Federal accident investigators called for broad changes in decades-old engineering principles and design assumptions related to pilot emergency responses, the first formal U.S. safety recommendations stemming from two fatal Boeing 737 MAX crashes. From a report: As part of lessons learned from the crashes that took 346 lives and grounded the global MAX fleet, the National Transportation Safety Board suggested that Boeing and the Federal Aviation Administration used unrealistic tests to initially certify the aircraft to carry passengers [Editor’s note: the link may be paywalled; alternative source]. The board also urged the plane maker and the FAA to pay more attention to interactions between humans and cockpit computers to ensure safety. The board wants Boeing and the FAA to reassess — and potentially jettison — what senior investigators portrayed as overly optimistic assumptions about the speed and effectiveness of cockpit-crew reactions to complex automation failures.
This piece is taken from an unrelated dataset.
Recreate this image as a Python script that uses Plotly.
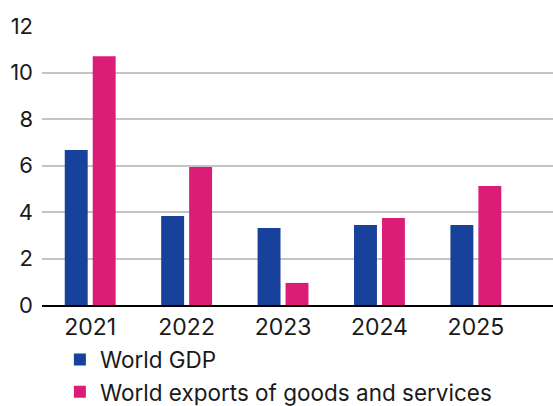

Five of the NTSB’s seven recommendations, released Thursday, called for the use of more-objective methods to predict likely responses of airline pilots in such cases when automation goes haywire. The board’s announcement challenged long-held industry and FAA practices that largely use the nearly instantaneous responses of highly trained test pilots — rather than those of average pilots, who typically have less experience — to verify the safety of new jetliner models. Some of the recommendations cover future airliner designs, not just the MAX.